Source material:
* BEGIN *

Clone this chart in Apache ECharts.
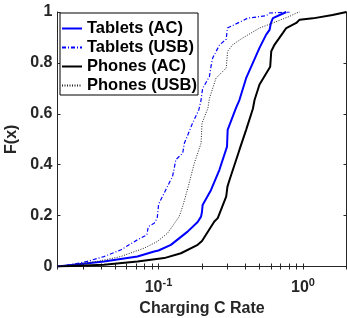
<!DOCTYPE html>
<html>
<head>
<meta charset="utf-8">
<script src="https://cdn.jsdelivr.net/npm/echarts@6/dist/echarts.min.js"></script>
<style>
  html, body { margin: 0; padding: 0; background: #fff; }
  #chart { width: 347px; height: 318px; }
</style>
</head>
<body>
<div id="chart"></div>
<script>
// CDF curves (x = charging C rate, F = cumulative fraction)
const tabletsAcX  = [0.02, 0.0419, 0.0715, 0.0933, 0.1, 0.1218, 0.159, 0.1866, 0.197, 0.2, 0.202, 0.231, 0.264, 0.298, 0.301, 0.344, 0.363, 0.404, 0.5, 0.556, 0.587, 0.6, 0.619, 0.766];
const tabletsAcF  = [0, 0.02, 0.039, 0.059, 0.063, 0.085, 0.137, 0.175, 0.196, 0.215, 0.242, 0.301, 0.38, 0.471, 0.537, 0.623, 0.654, 0.74, 0.859, 0.911, 0.93, 0.957, 0.976, 1];

const tabletsUsbX = [0.02, 0.0246, 0.0321, 0.0419, 0.0547, 0.0715, 0.083, 0.085, 0.0933, 0.098, 0.1, 0.101, 0.112, 0.119, 0.125, 0.132, 0.147, 0.151, 0.172, 0.19, 0.197, 0.202, 0.225, 0.231, 0.237, 0.264, 0.294, 0.3, 0.415, 0.556, 0.587, 0.81];
const tabletsUsbF = [0, 0.007, 0.02, 0.039, 0.065, 0.105, 0.124, 0.157, 0.17, 0.19, 0.24, 0.249, 0.3, 0.33, 0.353, 0.42, 0.445, 0.484, 0.563, 0.615, 0.654, 0.7, 0.746, 0.787, 0.819, 0.87, 0.893, 0.937, 0.976, 0.985, 0.996, 1];

const phonesAcX   = [0.02, 0.0419, 0.0715, 0.1095, 0.143, 0.1866, 0.2, 0.202, 0.2435, 0.257, 0.294, 0.298, 0.3, 0.31, 0.363, 0.404, 0.45, 0.462, 0.5, 0.593, 0.603, 0.636, 0.726, 0.766, 0.899, 0.948, 1.17, 1.6, 2];
const phonesAcF   = [0, 0.007, 0.02, 0.033, 0.052, 0.085, 0.1, 0.105, 0.177, 0.19, 0.275, 0.3, 0.314, 0.34, 0.458, 0.537, 0.62, 0.654, 0.715, 0.785, 0.846, 0.872, 0.918, 0.937, 0.957, 0.97, 0.975, 0.988, 1];

const phonesUsbX  = [0.02, 0.0377, 0.0547, 0.0795, 0.098, 0.1155, 0.139, 0.147, 0.16, 0.177, 0.197, 0.2, 0.22, 0.225, 0.25, 0.294, 0.301, 0.327, 0.383, 0.5, 0.619, 0.808, 0.899, 0.95];
const phonesUsbF  = [0, 0.02, 0.039, 0.072, 0.098, 0.131, 0.196, 0.236, 0.31, 0.406, 0.484, 0.563, 0.623, 0.66, 0.74, 0.78, 0.846, 0.872, 0.898, 0.937, 0.957, 0.983, 0.996, 1];

const seriesNames = ['Tablets (AC)', 'Tablets (USB)', 'Phones (AC)', 'Phones (USB)'];

// axis ticks
const xMin = 0.02;
const xMax = 2;
const xTickValues = [0.02, 0.03, 0.04, 0.05, 0.06, 0.07, 0.08, 0.09, 0.1, 0.2, 0.3, 0.4, 0.5, 0.6, 0.7, 0.8, 0.9, 1, 2];
const xLabelValues = [0.1, 1];
const xLabelExps = { 0.1: '-1', 1: '0' };

const zip = (xs, ys) => xs.map((x, i) => [x, ys[i]]);

const axisColor = '#262626';
const font = 'Liberation Sans, Arial, sans-serif';

let chart = echarts.init(document.getElementById('chart'));

const xBase = {
  type: 'log',
  logBase: 10,
  min: xMin,
  max: xMax,
  axisLine: { show: true, lineStyle: { color: axisColor, width: 1 } },
  axisTick: { show: true, inside: true, length: 3, customValues: xTickValues, lineStyle: { color: axisColor } },
  splitLine: { show: false },
  minorTick: { show: false },
}

const yBase = {
  type: 'value',
  min: 0,
  max: 1,
  interval: 0.2,
  axisLine: { show: true, lineStyle: { color: axisColor, width: 1 } },
  axisTick: { show: true, inside: true, length: 3, lineStyle: { color: axisColor } },
  splitLine: { show: false },
}

const option = {
  animation: false,
  backgroundColor: '#fff',
  grid: { left: 57.5, right: 0.5, top: 12, bottom: 51.5, outerBoundsMode: 'none', containLabel: false },
  legend: {
    orient: 'vertical',
    left: 60,
    top: 13,
    data: seriesNames,
    itemWidth: 20,
    itemHeight: 14,
    itemGap: 2,
    padding: [7, 1, 1, 1],
    borderColor: '#000',
    borderWidth: 1,
    borderRadius: 0,
    backgroundColor: '#fff',
    itemStyle: { opacity: 0 },
    textStyle: { fontFamily: font, fontWeight: 'bold', fontSize: 16.5, color: '#000' },
  },
  xAxis: [
    {
      ...xBase,
      position: 'bottom',
      name: 'Charging C Rate',
      nameLocation: 'middle',
      nameGap: 32,
      nameTextStyle: { fontFamily: font, fontWeight: 'bold', fontSize: 16, color: axisColor },
      axisLabel: {
        show: true,
        margin: 11,
        customValues: xLabelValues,
        formatter: (v) => '{b|10}{s|' + xLabelExps[v] + '}',
        rich: {
          b: { fontFamily: font, fontWeight: 'bold', fontSize: 16, color: axisColor },
          s: { fontFamily: font, fontWeight: 'bold', fontSize: 11, color: axisColor, padding: [0, 0, 9, 0] },
        }
      },
    },
    { ...xBase, position: 'top', axisLabel: { show: false } },
  ],
  yAxis: [
    {
      ...yBase,
      position: 'left',
      name: 'F(x)',
      nameLocation: 'middle',
      nameGap: 26,
      nameTextStyle: { fontFamily: font, fontWeight: 'bold', fontSize: 16, color: axisColor },
      axisLabel: { margin: 5, fontFamily: font, fontWeight: 'bold', fontSize: 16, color: axisColor },
    },
    { ...yBase, position: 'right', axisLabel: { show: false } },
  ],
  series: [
    {
      name: seriesNames[0], type: 'line', symbol: 'none', data: zip(tabletsAcX, tabletsAcF),
      lineStyle: { color: '#0000ff', width: 2 }, itemStyle: { color: '#0000ff' },
    },
    {
      name: seriesNames[1], type: 'line', symbol: 'none', data: zip(tabletsUsbX, tabletsUsbF),
      lineStyle: { color: '#0000ff', width: 1.2, type: [4, 2, 1, 2] }, itemStyle: { color: '#0000ff' },
    },
    {
      name: seriesNames[2], type: 'line', symbol: 'none', data: zip(phonesAcX, phonesAcF),
      lineStyle: { color: '#000', width: 2 }, itemStyle: { color: '#000' },
    },
    {
      name: seriesNames[3], type: 'line', symbol: 'none', data: zip(phonesUsbX, phonesUsbF),
      lineStyle: { color: '#222', width: 1, type: [1, 1.5] }, itemStyle: { color: '#222' },
    },
  ]
}

chart.setOption(option);
</script>
</body>
</html>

* END *

What you have to do:
Repeat the lines above, starting at the first and stopping after the line that holds "0.975, 0.988, 1];", with the pictures left out.

Written answer:
Clone this chart in Apache ECharts.
<!DOCTYPE html>
<html>
<head>
<meta charset="utf-8">
<script src="https://cdn.jsdelivr.net/npm/echarts@6/dist/echarts.min.js"></script>
<style>
  html, body { margin: 0; padding: 0; background: #fff; }
  #chart { width: 347px; height: 318px; }
</style>
</head>
<body>
<div id="chart"></div>
<script>
// CDF curves (x = charging C rate, F = cumulative fraction)
const tabletsAcX  = [0.02, 0.0419, 0.0715, 0.0933, 0.1, 0.1218, 0.159, 0.1866, 0.197, 0.2, 0.202, 0.231, 0.264, 0.298, 0.301, 0.344, 0.363, 0.404, 0.5, 0.556, 0.587, 0.6, 0.619, 0.766];
const tabletsAcF  = [0, 0.02, 0.039, 0.059, 0.063, 0.085, 0.137, 0.175, 0.196, 0.215, 0.242, 0.301, 0.38, 0.471, 0.537, 0.623, 0.654, 0.74, 0.859, 0.911, 0.93, 0.957, 0.976, 1];

const tabletsUsbX = [0.02, 0.0246, 0.0321, 0.0419, 0.0547, 0.0715, 0.083, 0.085, 0.0933, 0.098, 0.1, 0.101, 0.112, 0.119, 0.125, 0.132, 0.147, 0.151, 0.172, 0.19, 0.197, 0.202, 0.225, 0.231, 0.237, 0.264, 0.294, 0.3, 0.415, 0.556, 0.587, 0.81];
const tabletsUsbF = [0, 0.007, 0.02, 0.039, 0.065, 0.105, 0.124, 0.157, 0.17, 0.19, 0.24, 0.249, 0.3, 0.33, 0.353, 0.42, 0.445, 0.484, 0.563, 0.615, 0.654, 0.7, 0.746, 0.787, 0.819, 0.87, 0.893, 0.937, 0.976, 0.985, 0.996, 1];

const phonesAcX   = [0.02, 0.0419, 0.0715, 0.1095, 0.143, 0.1866, 0.2, 0.202, 0.2435, 0.257, 0.294, 0.298, 0.3, 0.31, 0.363, 0.404, 0.45, 0.462, 0.5, 0.593, 0.603, 0.636, 0.726, 0.766, 0.899, 0.948, 1.17, 1.6, 2];
const phonesAcF   = [0, 0.007, 0.02, 0.033, 0.052, 0.085, 0.1, 0.105, 0.177, 0.19, 0.275, 0.3, 0.314, 0.34, 0.458, 0.537, 0.62, 0.654, 0.715, 0.785, 0.846, 0.872, 0.918, 0.937, 0.957, 0.97, 0.975, 0.988, 1];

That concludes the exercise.